Guang Xu! Starring Olivia Newton-John!
A love story about a boy and girl from two different worlds! Guang Xu where time stops and the magic never ends!
Men: Thank you for holding doors open for me sometimes.
However: Please do not insist on creating a really awkward situation in which we are both inconvenienced because you insist you have to open the door because you are a man and that is what you are supposed to do because I am a woman. Please do not pretend like there is any imperative or justified reason anymore to hold the door open and INSIST a woman go ahead of you other than for you to stare at her ass as she walks in front of you.

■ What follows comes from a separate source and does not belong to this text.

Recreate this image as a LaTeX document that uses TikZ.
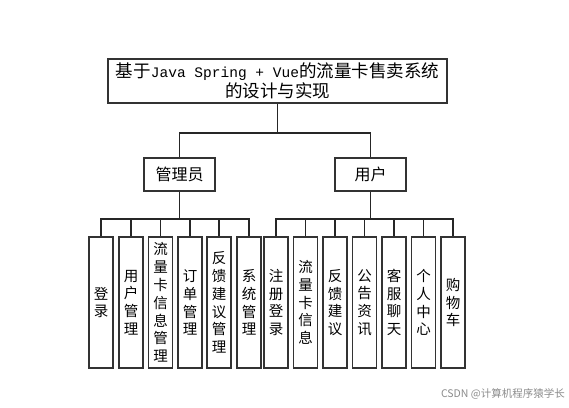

Sometimes I am carrying a lot of stuff in my arms (boxes, groceries, anvils, multiple bowling balls, several dozen paperweights, bags of sand, etc.) and you hold the door open and let me pass. That is really cool, thank you!
Sometimes I hold the door open for multiple strangers to pass through into a building and you stop, reach above me and hold the door and insist that I pass under your arm to go through the door. You look at me like I'm insane and you're ready to challenge me if I give any sort of hesitation on this. Seriously, I've had men INSIST I let them hold the door. As though their penis would simply melt off if they let me hold a door for them instead. Why the fuck do you need to do this? The door is not made of burning coals and I am not made of paper. You should just thank me and continue through the fucking door. It's not 1800. I can physically handle the amount of effort it takes to hold a door open for a long period of time. I don't need my smelling salts. And I don't need you to make me feel feminine, my vagina and my personal gender identity help me with that.
Thank you for listening. Have a good day. Really, please, I insist.